Exercise task:
From the listing below, select every line where the word "with" appears.
--- Start Input rows ---
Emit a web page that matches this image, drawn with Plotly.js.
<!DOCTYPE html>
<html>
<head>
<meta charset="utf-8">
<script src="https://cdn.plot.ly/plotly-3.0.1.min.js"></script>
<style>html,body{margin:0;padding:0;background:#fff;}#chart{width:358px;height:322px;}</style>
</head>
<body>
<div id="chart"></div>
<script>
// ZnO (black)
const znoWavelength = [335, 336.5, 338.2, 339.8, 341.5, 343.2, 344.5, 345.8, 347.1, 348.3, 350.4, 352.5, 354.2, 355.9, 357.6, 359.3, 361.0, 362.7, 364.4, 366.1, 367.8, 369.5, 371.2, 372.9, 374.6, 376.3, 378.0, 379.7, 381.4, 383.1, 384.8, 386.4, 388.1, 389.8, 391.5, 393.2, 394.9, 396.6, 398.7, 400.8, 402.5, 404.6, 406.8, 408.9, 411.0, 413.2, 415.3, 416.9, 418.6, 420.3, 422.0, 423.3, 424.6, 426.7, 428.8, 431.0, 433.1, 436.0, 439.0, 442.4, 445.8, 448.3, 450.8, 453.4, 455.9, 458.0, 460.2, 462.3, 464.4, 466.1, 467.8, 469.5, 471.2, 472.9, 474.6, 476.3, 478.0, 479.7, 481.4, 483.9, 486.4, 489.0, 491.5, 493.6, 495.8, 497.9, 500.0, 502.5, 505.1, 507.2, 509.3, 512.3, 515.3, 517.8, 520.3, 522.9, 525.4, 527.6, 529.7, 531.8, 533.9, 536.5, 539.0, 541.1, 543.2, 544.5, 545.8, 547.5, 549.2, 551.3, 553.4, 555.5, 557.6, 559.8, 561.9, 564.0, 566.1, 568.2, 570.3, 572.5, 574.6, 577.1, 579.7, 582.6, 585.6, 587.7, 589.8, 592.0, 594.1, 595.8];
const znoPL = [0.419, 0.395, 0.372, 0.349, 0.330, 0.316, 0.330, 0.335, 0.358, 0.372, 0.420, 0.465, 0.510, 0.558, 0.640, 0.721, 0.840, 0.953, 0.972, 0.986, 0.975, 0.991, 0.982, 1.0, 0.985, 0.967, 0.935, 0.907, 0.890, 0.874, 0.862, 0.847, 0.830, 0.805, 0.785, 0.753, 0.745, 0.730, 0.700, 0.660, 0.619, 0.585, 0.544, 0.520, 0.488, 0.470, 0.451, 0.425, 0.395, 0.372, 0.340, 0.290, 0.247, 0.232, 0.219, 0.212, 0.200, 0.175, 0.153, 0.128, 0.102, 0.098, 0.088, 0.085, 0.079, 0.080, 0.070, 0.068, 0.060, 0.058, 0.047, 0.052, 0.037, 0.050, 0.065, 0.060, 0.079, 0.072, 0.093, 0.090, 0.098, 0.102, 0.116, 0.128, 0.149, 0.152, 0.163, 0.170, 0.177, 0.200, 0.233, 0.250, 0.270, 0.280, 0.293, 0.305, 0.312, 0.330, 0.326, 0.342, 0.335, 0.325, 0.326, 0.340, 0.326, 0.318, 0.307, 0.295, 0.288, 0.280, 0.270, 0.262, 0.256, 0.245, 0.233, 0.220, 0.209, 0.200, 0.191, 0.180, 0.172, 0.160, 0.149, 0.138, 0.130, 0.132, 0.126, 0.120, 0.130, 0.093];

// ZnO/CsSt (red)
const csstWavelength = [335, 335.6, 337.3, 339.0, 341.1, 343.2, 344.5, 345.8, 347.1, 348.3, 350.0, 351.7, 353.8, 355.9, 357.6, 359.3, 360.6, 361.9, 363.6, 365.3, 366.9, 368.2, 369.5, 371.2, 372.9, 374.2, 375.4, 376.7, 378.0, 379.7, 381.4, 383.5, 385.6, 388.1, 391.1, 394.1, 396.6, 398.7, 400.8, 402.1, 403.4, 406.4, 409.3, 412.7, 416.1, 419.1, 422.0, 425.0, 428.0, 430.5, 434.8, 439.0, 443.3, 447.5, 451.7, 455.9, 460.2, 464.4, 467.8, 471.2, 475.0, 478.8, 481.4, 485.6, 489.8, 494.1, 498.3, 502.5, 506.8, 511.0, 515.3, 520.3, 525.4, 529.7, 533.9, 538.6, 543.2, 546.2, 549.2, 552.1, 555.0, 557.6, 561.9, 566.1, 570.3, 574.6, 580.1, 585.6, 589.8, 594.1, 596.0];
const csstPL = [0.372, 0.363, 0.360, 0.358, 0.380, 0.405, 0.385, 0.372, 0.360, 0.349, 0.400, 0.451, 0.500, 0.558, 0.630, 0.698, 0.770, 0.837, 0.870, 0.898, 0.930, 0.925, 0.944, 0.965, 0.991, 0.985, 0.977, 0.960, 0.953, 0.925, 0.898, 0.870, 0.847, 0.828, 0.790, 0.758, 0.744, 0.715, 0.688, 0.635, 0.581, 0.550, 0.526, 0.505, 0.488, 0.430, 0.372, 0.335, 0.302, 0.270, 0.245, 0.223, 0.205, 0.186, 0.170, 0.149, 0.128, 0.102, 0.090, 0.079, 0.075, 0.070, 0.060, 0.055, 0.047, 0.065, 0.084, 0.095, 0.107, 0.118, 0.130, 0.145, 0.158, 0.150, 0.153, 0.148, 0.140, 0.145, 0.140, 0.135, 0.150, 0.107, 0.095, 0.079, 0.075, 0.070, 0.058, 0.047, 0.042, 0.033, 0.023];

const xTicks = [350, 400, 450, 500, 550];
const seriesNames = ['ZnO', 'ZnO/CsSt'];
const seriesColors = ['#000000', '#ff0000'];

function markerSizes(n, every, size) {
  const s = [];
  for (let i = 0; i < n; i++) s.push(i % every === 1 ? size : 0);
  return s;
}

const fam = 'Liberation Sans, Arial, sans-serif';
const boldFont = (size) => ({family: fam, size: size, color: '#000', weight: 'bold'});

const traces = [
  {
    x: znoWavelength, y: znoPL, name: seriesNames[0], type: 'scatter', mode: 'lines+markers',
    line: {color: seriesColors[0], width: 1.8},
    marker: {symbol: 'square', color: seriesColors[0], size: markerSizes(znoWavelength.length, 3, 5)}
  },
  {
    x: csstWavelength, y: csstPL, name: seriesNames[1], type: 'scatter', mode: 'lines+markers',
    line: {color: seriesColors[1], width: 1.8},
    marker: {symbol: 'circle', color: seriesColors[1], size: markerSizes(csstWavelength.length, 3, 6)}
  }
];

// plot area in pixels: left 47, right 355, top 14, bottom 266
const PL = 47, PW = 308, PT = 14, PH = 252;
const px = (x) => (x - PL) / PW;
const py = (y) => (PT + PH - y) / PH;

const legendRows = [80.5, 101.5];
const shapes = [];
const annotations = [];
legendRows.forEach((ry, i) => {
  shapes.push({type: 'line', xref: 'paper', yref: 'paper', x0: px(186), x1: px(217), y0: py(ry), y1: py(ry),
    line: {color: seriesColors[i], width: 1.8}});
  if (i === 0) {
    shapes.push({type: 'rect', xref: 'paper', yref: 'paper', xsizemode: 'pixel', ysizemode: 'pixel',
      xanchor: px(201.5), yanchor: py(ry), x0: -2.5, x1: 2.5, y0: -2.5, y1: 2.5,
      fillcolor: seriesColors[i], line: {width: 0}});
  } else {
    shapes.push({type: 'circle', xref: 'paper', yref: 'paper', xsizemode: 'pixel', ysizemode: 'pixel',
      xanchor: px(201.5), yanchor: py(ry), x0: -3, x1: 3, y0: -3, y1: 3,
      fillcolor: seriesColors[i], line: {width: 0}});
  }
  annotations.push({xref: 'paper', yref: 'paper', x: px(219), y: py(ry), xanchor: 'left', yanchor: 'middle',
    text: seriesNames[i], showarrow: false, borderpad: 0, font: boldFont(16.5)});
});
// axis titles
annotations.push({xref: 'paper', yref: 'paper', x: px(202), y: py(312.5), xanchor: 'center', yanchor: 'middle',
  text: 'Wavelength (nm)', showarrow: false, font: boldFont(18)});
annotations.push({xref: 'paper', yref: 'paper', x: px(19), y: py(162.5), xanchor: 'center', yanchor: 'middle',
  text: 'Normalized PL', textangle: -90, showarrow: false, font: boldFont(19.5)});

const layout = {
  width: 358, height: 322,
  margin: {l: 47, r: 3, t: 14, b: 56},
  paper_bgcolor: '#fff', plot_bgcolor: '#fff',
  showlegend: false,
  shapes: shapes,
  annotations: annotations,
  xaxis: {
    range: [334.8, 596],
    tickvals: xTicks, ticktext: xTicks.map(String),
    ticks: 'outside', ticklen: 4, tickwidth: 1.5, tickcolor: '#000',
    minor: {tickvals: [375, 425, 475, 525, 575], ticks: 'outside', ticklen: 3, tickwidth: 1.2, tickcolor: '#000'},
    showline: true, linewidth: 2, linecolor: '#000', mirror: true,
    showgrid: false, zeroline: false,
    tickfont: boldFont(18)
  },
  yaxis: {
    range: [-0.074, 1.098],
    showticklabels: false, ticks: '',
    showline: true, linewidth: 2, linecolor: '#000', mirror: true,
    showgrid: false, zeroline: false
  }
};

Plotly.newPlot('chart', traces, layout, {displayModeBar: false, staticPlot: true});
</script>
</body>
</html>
--- End Input rows ---
--- Start Input rows ---
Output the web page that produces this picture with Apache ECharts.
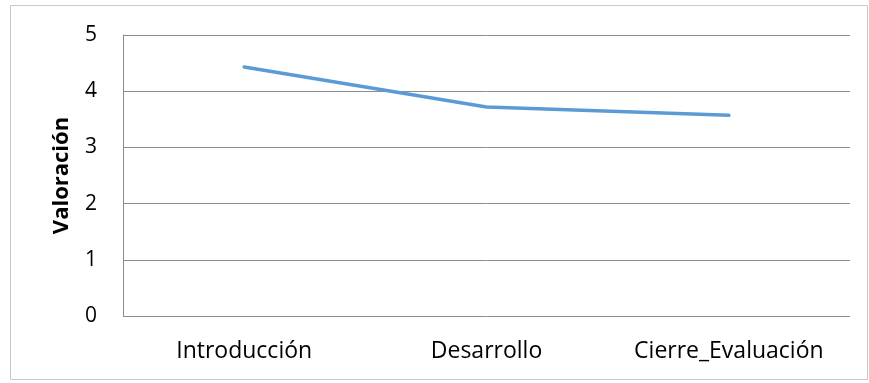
--- End Input rows ---
Task result:
Emit a web page that matches this image, drawn with Plotly.js.
Output the web page that produces this picture with Apache ECharts.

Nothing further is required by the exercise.